Behind them, the shape of the weekend is neatly laid out by the top two rows. Charles Leclerc has put Ferrari third, with Lando Norris’s McLaren alongside in fourth — four different manufacturers filling the first four positions. It’s the sort of spread that doesn’t just make for a better-looking timing screen; it also promises strategic messiness in a race where clean air and track position can be currency, and where the first stint could quickly become a chess match between cars with very different strengths.

Row three is a proper statement of how tight the front has become. George Russell takes fifth for Mercedes, with Lewis Hamilton sixth for Ferrari.
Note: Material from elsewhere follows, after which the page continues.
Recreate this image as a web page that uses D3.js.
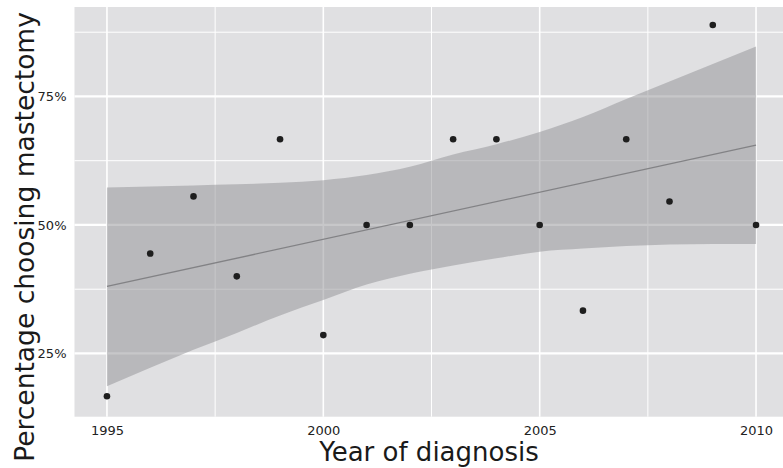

It’s a pairing that adds bite to an already stacked grid: Russell trying to disrupt his former team-mate’s race from the start, Hamilton wedged into the middle of the Mercedes/Red Bull/McLaren/Ferrari squeeze, and Antonelli at the front with the pressure that comes with being the one everyone expects to beat right now.

McLaren’s other car, Oscar Piastri, lines up seventh. Alpine then gets both cars into the top 10 — Franco Colapinto eighth and Pierre Gasly 10th — with Isack Hadjar splitting them in ninth in the second Red Bull seat. That top-10 mix hints at a race where points won’t simply be a case of “best of the rest”; the rest have shown they can start in the fight.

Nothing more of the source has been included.